In October 5th, 2018, the research work of Prof. Jun Wang's group was published online in Nature Communications entitled Targeting of NLRP3 Inflammasome with Gene Editing for the Amelioration of Inflammatory Diseases. The correspondence author is Prof. Jun Wang, who is the dean of School of Biomedical Science and Engineering in Guangzhou International Campus. The co-first authors are Dr. Congfei Xu and Dr. Zidong Lu, and the first affiliation is South China University of Technology. The research work was supported by the National Key R&D Program of China (2017YFA0205600), the Program for Guangdong Introducing Innovative and Enterpreneurial Teams (2017ZT07S054), the National Natural Science Foundation of China etc.

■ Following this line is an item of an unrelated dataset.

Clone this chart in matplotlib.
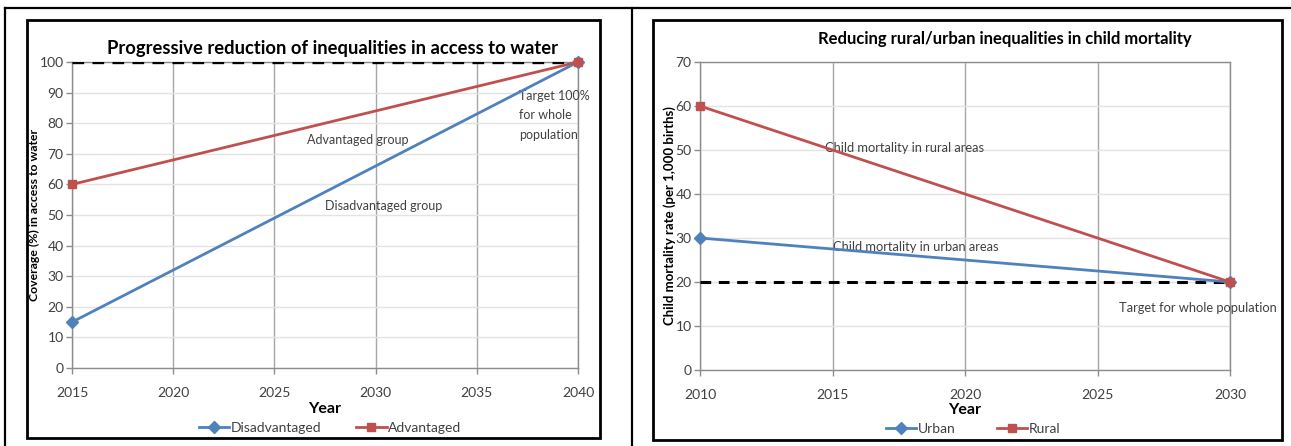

CRISPR/Cas9 (clustered regularly interspaced short palindromic repeats/ CRISPR-associated protein 9), is a microbial adaptive immune system that uses RNA-guided nucleases to cleave foreign genetic elements. In the CRISPR-Cas system derived from Streptococcus pyogenes, the Cas9 nuclease cuts specific DNA targets (immediately precede a 5′-NGG PAM) with gRNA recognition, and facilitates efficient genome engineering by non-homologous end joining (NHEJ) or homologous recombination (HR). Up to now, CRISPR/Cas9-based gene therapies have been tested in clinical trials for a variety of single /multiple gene-mutated diseases, tumors, and viral infectious diseases. More than 20 CRISPR/Cas9-related clinical trials are underway. However, how to efficiently deliver CRISPR/Cas9 into target cells in vivo for gene editing is still an urgent problem to be solved.

Prof. Jun Wang’s group developed a delivery system named as cationic lipid-assisted polymeric nanoparticles (CLAN), which is based on the FDA-approved polymer PEG-PLA or PEG-PLGA and assisted by cationic lipid BHEM-Chol. In their previous work, they have successfully delivered small interfering RNA, RNA aptamer and hepatitis B virus CpG into tumor cells, cardiomyocytes, macrophages or plasmacytoid dendritic cells with CLAN. However, CRISPR/Cas9 is quite different from other nucleic acid therapeutics and the properties of nanoparticles significantly impact the efficiency of drug delivery. Therefore, Jun’s group created a library of CLAN with different surface zeta potential and PEG density. They screened CLANs both in vitro and in vivo and selected a preferable CLAN for delivering Cas9 mRNA and NLRP3-targeting gRNA into macrophages, which effectively inhibited the activation of NLRP3 inflammasome in mice and mitigated LPS-induced septic shock, monosodium urate crystals (MSU)-induced peritonitis and high fat diet (HFD)-induced T2D by disrupting NLRP3 in macrophages. 

Their work provided a good strategy for delivery of CRISPR/Cas9 into macrophages and treatment of multiple inflammatory diseases. In addition, they are working on follow-up improvements to CLAN for delivering CLAN into more kinds of cells in vivo.